Guest Column

Building Affordable Homes in Whitefish is a Moral Responsibility

A neighborhood’s function is to serve the people within the community, not preserve it in an arbitrary snapshot in time

By Dakota Whitman

The housing crisis within Whitefish is no secret, but the numbers bear repeating. According to the City of Whitefish’s 2022 Community Housing Roadmap, a household income of $168,875 is the minimum required to be able to afford housing currently being supplied by the market. From 2016-2021, 93% of housing built was above market rate, and almost none of those were the higher density, multifamily homes we are missing. For a household making the median income of $67,500 to own a home and not be cost-burdened, the maximum purchase price needs to be $208,400. As of writing, there isn’t a single private market property for sale in the entirety of Whitefish for under $500,000.

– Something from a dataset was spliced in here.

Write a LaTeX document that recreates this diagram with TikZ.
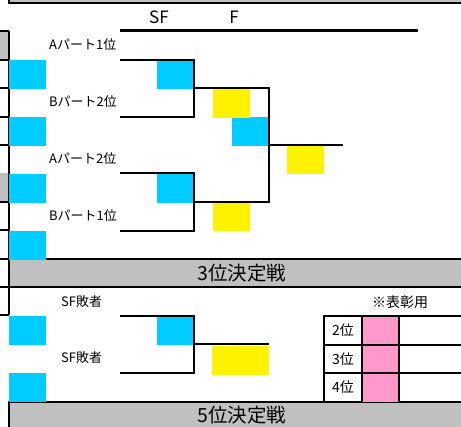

But the purpose of this column is not to throw home price statistics in your face. It’s easy to get lost in the numbers of it all, but at its root the issue of affordable housing is about ensuring the wellbeing of people. As such, we have a collective moral responsibility to ensure access to adequate, stable, and affordable homes for all our residents. A stable home is a necessary ingredient in the recipe for a fulfilled, healthy life. The lack of such a home coupled with chronic housing insecurity can have severe impacts on a person’s overall health. A 2011 study conducted at Washington State University found that housing insecure respondents were twice as likely as housing secure respondents to report having poor mental health and delaying doctor visits due to high housing costs. Another study from the Center for Disease Control and Prevention (CDC) found that the association between housing insecurity and food insecurity is significant, which has a causal effect on poor sleep quality and mental health. Lastly, a study published in the scientific journal “Transportation” found that longer commutes are associated with lower job satisfaction, reduced leisure time, and worse mental wellbeing.

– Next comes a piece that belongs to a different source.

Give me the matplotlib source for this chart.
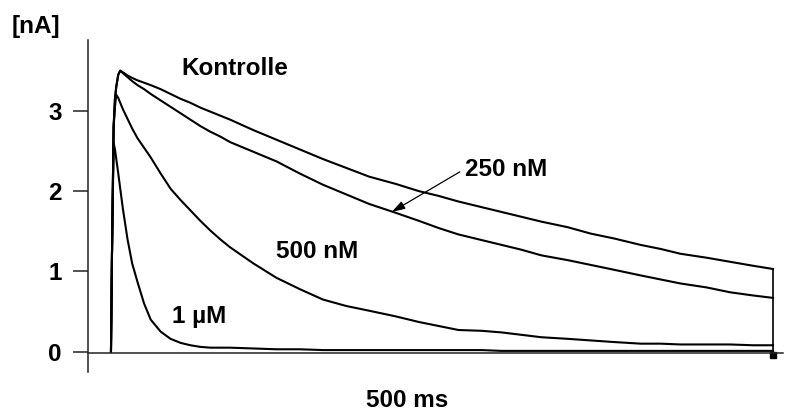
import matplotlib
matplotlib.use("Agg")
import matplotlib.pyplot as plt

plt.rcParams['font.family'] = ['Liberation Sans', 'DejaVu Sans']

# Sampling times (ms) after the voltage step
time_ms = [0, 1.5, 4, 6, 8, 11, 14, 18, 25, 32, 40, 50, 60, 75, 90, 105, 120,
           135, 150, 165, 180, 215, 250, 285, 320, 355, 390, 430, 465, 495,
           525, 560, 590, 620, 650, 690, 725, 760, 800, 830, 860, 900, 935,
           970, 1000]

# Current traces (nA)
kontrolle = [0, 1.2, 2.8, 3.15, 3.3, 3.45, 3.50, 3.48, 3.44, 3.41, 3.38, 3.35,
             3.32, 3.27, 3.21, 3.15, 3.10, 3.04, 2.99, 2.94, 2.89, 2.76, 2.64,
             2.52, 2.40, 2.29, 2.18, 2.09, 2.00, 1.94, 1.87, 1.80, 1.74, 1.68,
             1.62, 1.55, 1.47, 1.41, 1.33, 1.28, 1.22, 1.17, 1.12, 1.07, 1.03]
nm_250 = [0, 1.2, 2.8, 3.15, 3.3, 3.45, 3.50, 3.47, 3.42, 3.37, 3.32, 3.27,
          3.21, 3.13, 3.05, 2.97, 2.89, 2.81, 2.74, 2.68, 2.61, 2.49, 2.37,
          2.22, 2.08, 1.96, 1.84, 1.73, 1.63, 1.54, 1.46, 1.39, 1.33, 1.27,
          1.20, 1.14, 1.08, 1.02, 0.95, 0.90, 0.85, 0.80, 0.74, 0.70, 0.67]
nm_500 = [0, 1.2, 2.8, 3.05, 3.20, 3.16, 3.10, 3.02, 2.90, 2.78, 2.66, 2.54,
          2.42, 2.22, 2.03, 1.89, 1.76, 1.63, 1.51, 1.40, 1.30, 1.10, 0.92,
          0.78, 0.65, 0.57, 0.51, 0.44, 0.37, 0.32, 0.27, 0.26, 0.24, 0.21,
          0.18, 0.16, 0.14, 0.12, 0.10, 0.10, 0.09, 0.09, 0.09, 0.08, 0.08]
um_1 = [0, 1.2, 2.60, 2.52, 2.40, 2.22, 2.03, 1.78, 1.40, 1.10, 0.87, 0.60,
        0.40, 0.25, 0.16, 0.11, 0.08, 0.06, 0.05, 0.05, 0.05, 0.04, 0.03,
        0.03, 0.02, 0.02, 0.02, 0.02, 0.02, 0.02, 0.02, 0.02, 0.01, 0.01,
        0.01, 0.01, 0.01, 0.01, 0.01, 0.01, 0.01, 0.01, 0.01, 0.01, 0.01]

yticks = [0, 1, 2, 3]
ytick_labels = ["0", "1", "2", "3"]

fig = plt.figure(figsize=(7.88, 4.12), dpi=100)
ax = fig.add_axes([88 / 788, 40 / 412, 695 / 788, 332 / 412])

lw = 1.5
for trace in (kontrolle, nm_250, nm_500, um_1):
    ax.plot(time_ms, trace, color="black", lw=lw, solid_joinstyle="round")

# end of the sweep: return to baseline
ax.vlines(time_ms[-1], -0.03, kontrolle[-1], color="black", lw=1.2)
ax.plot([time_ms[-1]], [-0.04], marker="s", ms=4, color="black")

ax.set_xlim(-34.7, 1015.1)
ax.set_ylim(-0.253, 3.882)

for s in ("top", "right"):
    ax.spines[s].set_visible(False)
ax.spines["bottom"].set_position(("data", -0.02))
ax.spines["left"].set_linewidth(1.1)
ax.spines["bottom"].set_linewidth(1.1)
ax.spines["left"].set_color("#222222")
ax.spines["bottom"].set_color("#222222")

ax.set_xticks([])
ax.set_yticks(yticks)
ax.set_yticklabels(ytick_labels, fontsize=17.5, fontweight="bold")
ax.tick_params(axis="y", direction="out", length=11, width=1.1, pad=8,
               color="#222222")

tkw = dict(fontsize=17.5, fontweight="bold", color="black", va="baseline", ha="left")
ax.text(107, 3.44, "Kontrolle", **tkw)
ax.text(535, 2.19, "250 nM", **tkw)
ax.text(250, 1.163, "500 nM", **tkw)
ax.text(92, 0.354, "1 µM", **tkw)

ax.annotate("", xy=(424, 1.74), xytext=(527, 2.24),
            arrowprops=dict(arrowstyle="-|>,head_length=0.8,head_width=0.25",
                            color="black", lw=0.9, shrinkA=0, shrinkB=0))

fig.text(12 / 788, (412 - 33) / 412, "[nA]", fontsize=17.5, fontweight="bold",
         ha="left", va="baseline")
fig.text(407 / 788, (412 - 407) / 412, "500 ms", fontsize=17.5, fontweight="bold",
         ha="center", va="baseline")

fig.savefig("out.png", dpi=100)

One of the most common retorts to building affordable homes (which is usually a multifamily building or an ADU) is that it will “ruin the character of the neighborhood.” These same arguments are not applied to the opulent “McMansions” or other luxury style homes that are popping up in traditionally middle-class neighborhoods in Whitefish. Regardless, I argue that if your neighborhood excludes the working- and middle-class residents of your community, that neighborhood’s character is not worth preserving. It is the characters within a neighborhood that make it unique, not the buildings or their property value. Nobody would look at a lot of empty houses devoid of human influence and marvel at how much character they have. A neighborhood’s function is to serve the people within the community, not preserve it in an arbitrary snapshot in time. We are at our strongest when our neighborhoods are socioeconomic melting pots and not economically segregated charcuterie boards. When neighbors with an abundance help their neighbors who have little, we can build true resilience. When folks of varying generations can live in the same area and regularly interact with one another, we can begin to understand each other. When we deny the construction of affordable homes in the name of property values, convenient parking, and traffic while having a nation-leading surge of homeless residents, I fear we have lost what it means to be an empathetic community that aids one another.

As a young professional, the prevailing perception among my cohort is that we are temporarily tolerated but not welcomed to settle long-term in Whitefish. It is difficult to feel welcome when a home you can afford is said to “ruin” a neighborhood, and an imprecise and amorphous idea of “neighborhood character” takes precedence over your wellbeing as a contributing community member. This stubbornly persistent allegiance to a crystallized idea of neighborhood character has not allowed Whitefish the flexibility to change and accommodate its current residents. Much in the same way a healthy river is ever-changing and adapting to its current surroundings, so should a healthy town do the same. If you pour concrete along the banks of the river you will prevent it from changing, however you will also degrade the very ecosystem that made the river worth loving to begin with. I fear this has happened to Whitefish, but it is not irreversible. Not allowing our beloved town to change and adapt does not preserve its spirit, but rather erodes and hollows it out. If these perceptions and prejudices do not shift, this problem will only compound to future generations.

Dakota Whitman is a member of the board of directors for ShelterWF, a local pro-housing nonprofit organization, and a member of the city of Whitefish’s Climate Change Action Plan Committee.